RECORDS SUPPLIED:
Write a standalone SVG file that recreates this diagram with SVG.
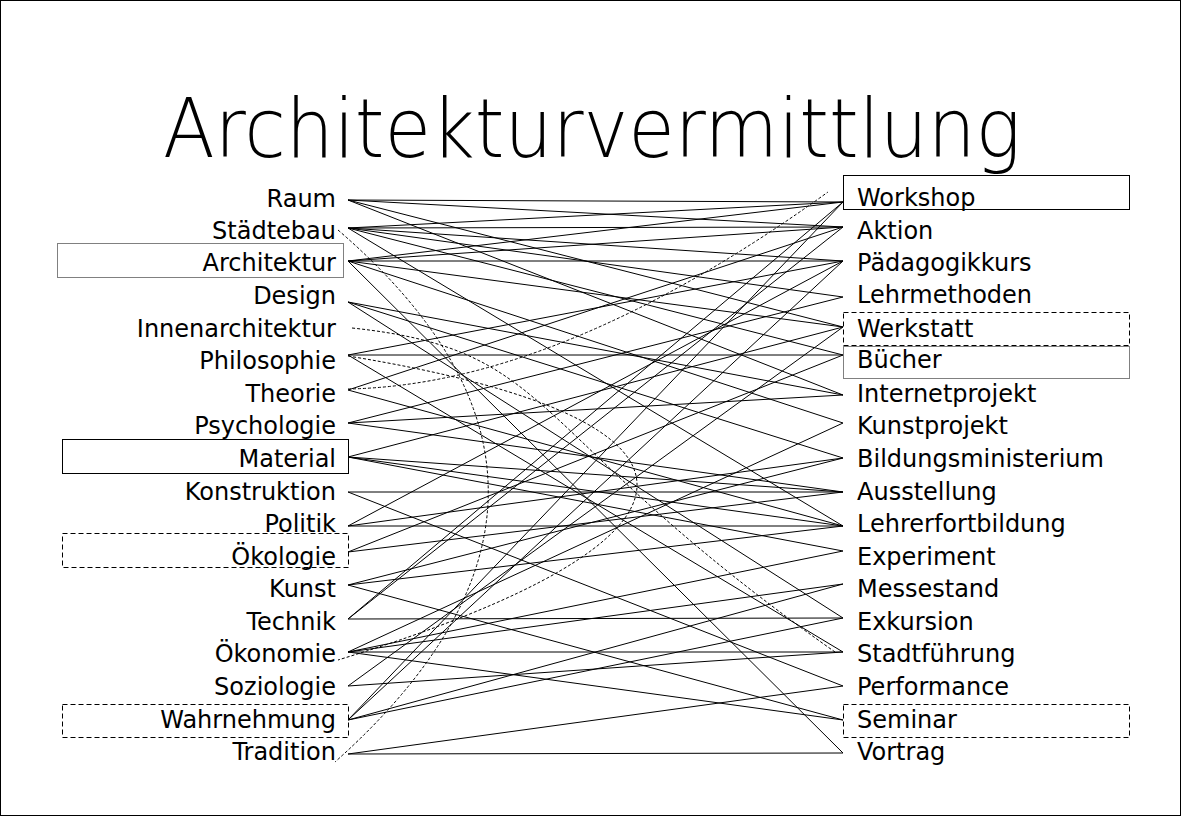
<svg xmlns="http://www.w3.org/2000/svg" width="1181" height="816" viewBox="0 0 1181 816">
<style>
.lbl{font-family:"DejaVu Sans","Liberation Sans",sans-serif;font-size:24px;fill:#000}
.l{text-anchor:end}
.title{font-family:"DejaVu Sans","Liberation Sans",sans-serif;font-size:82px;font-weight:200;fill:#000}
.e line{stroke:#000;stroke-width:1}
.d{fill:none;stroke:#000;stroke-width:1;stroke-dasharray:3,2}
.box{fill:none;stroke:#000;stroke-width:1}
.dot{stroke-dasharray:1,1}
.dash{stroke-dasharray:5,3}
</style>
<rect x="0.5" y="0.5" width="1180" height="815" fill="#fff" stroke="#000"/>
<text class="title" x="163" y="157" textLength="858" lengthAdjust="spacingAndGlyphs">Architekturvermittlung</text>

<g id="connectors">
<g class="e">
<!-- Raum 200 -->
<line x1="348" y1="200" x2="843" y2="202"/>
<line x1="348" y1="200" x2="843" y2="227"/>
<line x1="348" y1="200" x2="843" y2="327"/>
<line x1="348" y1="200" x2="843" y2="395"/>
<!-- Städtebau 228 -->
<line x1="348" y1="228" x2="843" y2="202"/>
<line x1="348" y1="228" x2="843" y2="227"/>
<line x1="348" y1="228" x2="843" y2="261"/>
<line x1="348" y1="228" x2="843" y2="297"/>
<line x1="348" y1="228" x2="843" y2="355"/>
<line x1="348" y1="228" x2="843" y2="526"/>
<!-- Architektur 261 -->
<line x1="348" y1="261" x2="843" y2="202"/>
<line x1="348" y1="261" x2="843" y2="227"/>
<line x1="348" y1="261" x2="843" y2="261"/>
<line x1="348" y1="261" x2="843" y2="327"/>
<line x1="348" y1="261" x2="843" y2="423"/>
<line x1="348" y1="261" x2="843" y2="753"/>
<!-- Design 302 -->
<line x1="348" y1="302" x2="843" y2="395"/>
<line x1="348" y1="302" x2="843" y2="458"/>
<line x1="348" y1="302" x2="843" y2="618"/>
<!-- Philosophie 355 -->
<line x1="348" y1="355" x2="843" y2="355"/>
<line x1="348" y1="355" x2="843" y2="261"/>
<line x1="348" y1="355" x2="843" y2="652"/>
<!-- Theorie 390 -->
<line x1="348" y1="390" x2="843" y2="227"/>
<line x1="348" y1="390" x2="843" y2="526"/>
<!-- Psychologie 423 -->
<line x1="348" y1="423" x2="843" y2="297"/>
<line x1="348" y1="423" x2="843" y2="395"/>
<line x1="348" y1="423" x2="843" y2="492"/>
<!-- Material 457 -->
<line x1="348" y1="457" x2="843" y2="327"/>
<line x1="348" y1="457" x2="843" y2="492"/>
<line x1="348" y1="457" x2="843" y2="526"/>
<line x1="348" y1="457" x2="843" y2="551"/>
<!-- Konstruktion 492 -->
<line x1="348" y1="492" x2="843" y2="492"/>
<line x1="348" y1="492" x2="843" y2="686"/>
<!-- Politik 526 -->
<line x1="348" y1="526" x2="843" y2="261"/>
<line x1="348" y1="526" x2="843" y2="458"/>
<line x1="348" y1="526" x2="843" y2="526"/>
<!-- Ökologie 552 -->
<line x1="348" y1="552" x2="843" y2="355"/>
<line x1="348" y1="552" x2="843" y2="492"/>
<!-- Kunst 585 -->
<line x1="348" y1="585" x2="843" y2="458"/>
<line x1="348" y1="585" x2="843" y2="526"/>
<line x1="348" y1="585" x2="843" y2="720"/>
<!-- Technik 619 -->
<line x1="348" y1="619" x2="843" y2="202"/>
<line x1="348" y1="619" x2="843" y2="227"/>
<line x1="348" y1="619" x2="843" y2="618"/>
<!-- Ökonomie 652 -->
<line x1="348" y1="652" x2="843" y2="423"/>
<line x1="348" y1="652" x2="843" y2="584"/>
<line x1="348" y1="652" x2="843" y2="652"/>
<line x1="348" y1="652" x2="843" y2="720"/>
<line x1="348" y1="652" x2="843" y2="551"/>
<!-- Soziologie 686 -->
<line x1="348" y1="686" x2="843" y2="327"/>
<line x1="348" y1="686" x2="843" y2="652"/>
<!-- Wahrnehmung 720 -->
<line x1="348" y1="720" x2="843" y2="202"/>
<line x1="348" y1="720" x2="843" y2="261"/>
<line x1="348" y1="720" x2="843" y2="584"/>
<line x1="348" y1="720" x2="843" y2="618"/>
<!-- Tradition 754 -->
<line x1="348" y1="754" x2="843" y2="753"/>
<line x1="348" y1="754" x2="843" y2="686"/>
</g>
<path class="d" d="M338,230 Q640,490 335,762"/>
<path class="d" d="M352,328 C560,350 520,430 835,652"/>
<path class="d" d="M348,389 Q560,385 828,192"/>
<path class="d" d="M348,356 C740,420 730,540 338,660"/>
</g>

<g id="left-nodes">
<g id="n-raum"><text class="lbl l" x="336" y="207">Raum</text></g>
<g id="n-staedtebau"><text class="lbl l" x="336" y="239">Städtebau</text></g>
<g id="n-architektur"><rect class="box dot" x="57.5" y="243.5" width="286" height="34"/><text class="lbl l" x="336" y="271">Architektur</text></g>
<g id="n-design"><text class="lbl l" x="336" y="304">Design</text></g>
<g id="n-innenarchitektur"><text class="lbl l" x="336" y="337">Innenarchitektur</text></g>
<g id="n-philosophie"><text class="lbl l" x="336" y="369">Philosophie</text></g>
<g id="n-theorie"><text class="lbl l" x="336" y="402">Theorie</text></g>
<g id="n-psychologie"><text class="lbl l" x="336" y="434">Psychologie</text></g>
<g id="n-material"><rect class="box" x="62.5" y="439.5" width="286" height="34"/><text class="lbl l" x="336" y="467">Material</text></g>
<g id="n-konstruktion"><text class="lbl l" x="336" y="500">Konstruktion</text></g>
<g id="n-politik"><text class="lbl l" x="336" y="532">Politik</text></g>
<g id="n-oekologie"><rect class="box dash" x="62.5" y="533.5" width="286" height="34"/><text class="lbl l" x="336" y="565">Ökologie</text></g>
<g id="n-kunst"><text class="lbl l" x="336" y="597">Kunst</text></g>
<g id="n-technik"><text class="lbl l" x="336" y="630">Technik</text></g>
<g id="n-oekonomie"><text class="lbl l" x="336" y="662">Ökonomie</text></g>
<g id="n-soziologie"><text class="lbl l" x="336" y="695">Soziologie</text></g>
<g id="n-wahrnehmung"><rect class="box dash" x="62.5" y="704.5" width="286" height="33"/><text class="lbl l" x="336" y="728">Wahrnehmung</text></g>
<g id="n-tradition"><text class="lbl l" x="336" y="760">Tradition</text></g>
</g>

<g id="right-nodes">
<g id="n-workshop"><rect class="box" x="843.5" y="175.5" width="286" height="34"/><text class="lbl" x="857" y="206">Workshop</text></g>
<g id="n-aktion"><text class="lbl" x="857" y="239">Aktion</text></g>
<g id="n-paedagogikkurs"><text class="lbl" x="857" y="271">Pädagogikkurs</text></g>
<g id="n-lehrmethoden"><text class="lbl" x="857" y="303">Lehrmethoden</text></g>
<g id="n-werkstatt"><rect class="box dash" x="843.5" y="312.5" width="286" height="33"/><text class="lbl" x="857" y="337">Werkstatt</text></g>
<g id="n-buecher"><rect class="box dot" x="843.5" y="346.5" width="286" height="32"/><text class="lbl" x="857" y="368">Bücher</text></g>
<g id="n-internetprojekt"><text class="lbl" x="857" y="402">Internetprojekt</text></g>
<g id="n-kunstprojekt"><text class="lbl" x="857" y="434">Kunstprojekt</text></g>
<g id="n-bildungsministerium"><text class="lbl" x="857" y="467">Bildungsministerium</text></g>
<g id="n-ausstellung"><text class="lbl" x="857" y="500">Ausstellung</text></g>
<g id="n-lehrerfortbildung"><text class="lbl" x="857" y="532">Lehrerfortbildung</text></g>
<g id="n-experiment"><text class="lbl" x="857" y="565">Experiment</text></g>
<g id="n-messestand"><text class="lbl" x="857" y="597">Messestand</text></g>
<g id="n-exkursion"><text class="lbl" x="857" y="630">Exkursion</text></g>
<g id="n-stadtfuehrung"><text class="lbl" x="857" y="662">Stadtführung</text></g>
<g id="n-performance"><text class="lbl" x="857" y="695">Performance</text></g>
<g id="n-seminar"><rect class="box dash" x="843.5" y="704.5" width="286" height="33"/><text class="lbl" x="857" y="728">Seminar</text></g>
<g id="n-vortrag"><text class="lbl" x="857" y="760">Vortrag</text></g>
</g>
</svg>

---

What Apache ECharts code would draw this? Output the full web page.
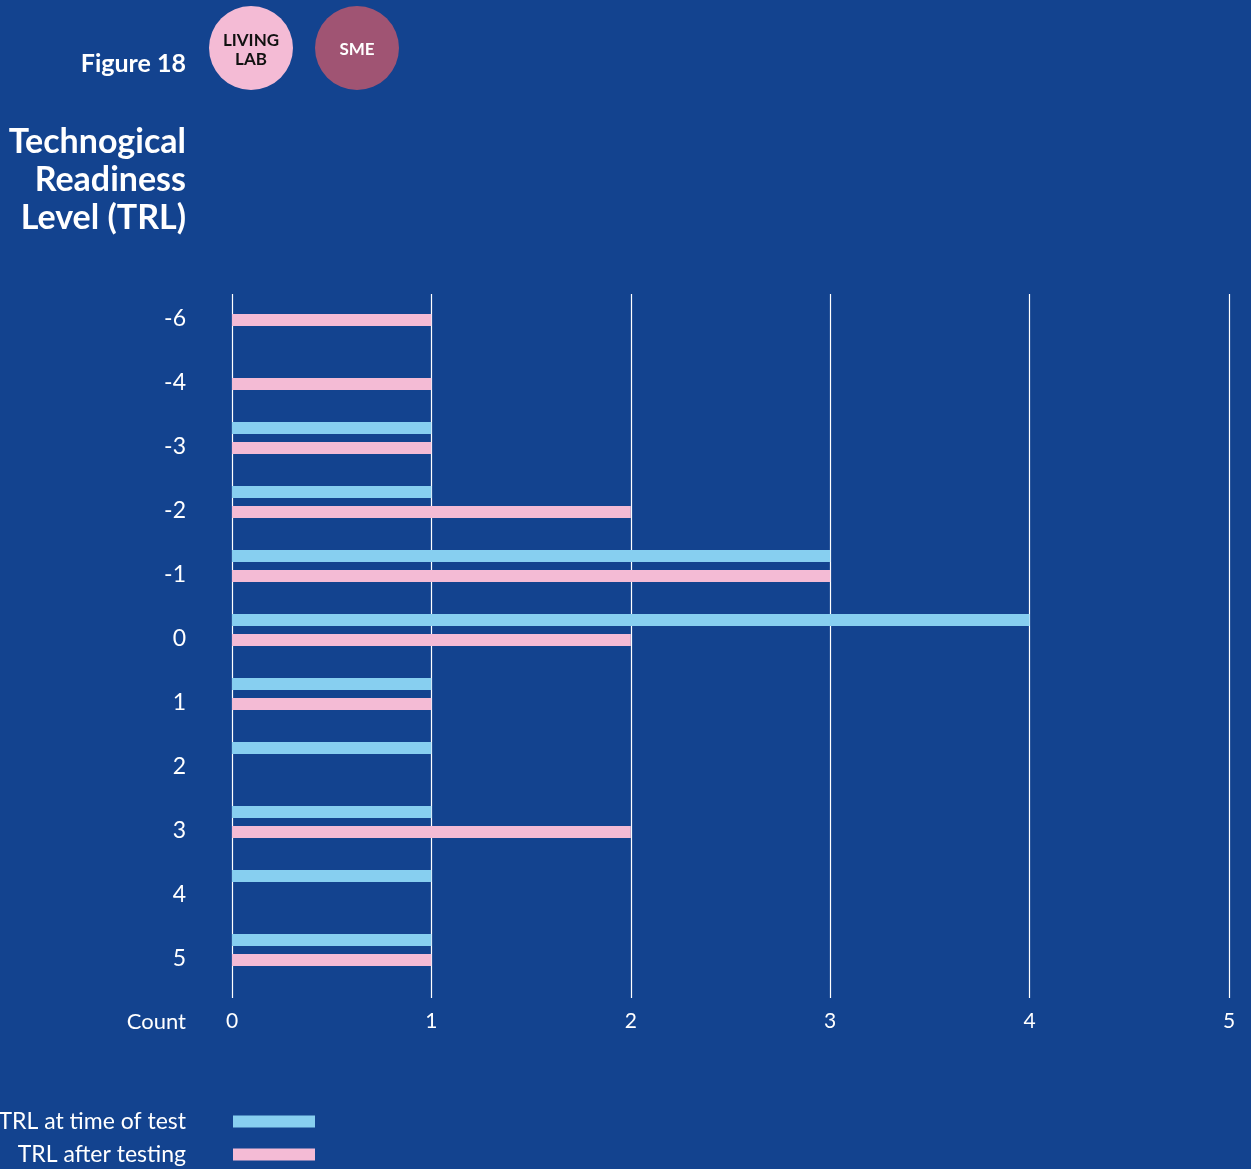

...

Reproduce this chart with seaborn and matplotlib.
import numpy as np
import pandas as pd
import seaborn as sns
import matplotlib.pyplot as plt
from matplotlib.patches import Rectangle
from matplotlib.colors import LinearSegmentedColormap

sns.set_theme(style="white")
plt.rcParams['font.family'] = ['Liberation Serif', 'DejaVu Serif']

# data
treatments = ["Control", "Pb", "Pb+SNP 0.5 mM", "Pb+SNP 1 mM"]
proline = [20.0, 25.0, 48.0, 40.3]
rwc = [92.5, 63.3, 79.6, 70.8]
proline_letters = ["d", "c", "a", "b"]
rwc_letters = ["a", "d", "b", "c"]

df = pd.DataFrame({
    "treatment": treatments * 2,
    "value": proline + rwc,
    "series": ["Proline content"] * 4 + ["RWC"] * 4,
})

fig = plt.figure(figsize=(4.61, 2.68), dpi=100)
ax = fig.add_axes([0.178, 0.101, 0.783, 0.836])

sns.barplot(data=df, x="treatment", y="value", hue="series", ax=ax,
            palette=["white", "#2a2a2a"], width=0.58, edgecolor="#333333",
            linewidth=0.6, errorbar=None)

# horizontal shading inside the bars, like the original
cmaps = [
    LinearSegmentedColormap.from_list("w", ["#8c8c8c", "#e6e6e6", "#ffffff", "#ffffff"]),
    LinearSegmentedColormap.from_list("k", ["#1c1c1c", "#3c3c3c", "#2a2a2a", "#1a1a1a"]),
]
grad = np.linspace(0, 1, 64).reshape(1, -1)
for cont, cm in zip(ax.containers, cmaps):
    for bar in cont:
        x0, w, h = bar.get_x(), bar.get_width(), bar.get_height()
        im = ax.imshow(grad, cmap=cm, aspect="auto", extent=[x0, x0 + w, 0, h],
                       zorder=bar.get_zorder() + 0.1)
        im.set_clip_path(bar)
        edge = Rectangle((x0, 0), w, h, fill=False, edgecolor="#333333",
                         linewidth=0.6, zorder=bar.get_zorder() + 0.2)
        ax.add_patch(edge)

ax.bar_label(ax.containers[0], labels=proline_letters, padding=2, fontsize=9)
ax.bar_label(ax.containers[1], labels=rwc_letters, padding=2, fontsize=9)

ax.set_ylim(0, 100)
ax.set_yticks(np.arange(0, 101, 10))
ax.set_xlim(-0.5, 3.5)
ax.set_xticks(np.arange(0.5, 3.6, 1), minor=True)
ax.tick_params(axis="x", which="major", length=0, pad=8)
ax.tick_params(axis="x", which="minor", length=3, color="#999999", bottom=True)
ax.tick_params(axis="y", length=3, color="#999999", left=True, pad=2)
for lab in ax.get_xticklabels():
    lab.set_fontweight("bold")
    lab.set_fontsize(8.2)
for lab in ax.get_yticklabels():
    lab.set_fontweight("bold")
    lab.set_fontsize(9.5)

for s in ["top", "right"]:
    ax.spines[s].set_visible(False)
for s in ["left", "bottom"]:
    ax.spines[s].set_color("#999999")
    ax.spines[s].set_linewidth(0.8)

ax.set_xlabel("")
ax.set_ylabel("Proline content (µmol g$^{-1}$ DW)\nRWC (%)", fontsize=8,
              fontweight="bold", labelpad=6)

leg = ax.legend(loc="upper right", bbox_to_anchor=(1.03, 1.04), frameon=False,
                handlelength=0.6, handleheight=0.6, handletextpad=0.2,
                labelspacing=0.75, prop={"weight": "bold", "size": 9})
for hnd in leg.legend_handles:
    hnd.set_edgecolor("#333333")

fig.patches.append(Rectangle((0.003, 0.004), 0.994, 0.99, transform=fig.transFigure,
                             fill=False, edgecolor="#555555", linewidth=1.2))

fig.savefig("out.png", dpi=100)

STATED PROBLEM:
Can you repeat, word for word, every line above from the one containing "Reproduce this chart" down to the one containing "plt.rcParams['font.family'] = ['Liberation", including both?

RESULT OF THE TASK:
Reproduce this chart with seaborn and matplotlib.
import numpy as np
import pandas as pd
import seaborn as sns
import matplotlib.pyplot as plt
from matplotlib.patches import Rectangle
from matplotlib.colors import LinearSegmentedColormap

sns.set_theme(style="white")
plt.rcParams['font.family'] = ['Liberation Serif', 'DejaVu Serif']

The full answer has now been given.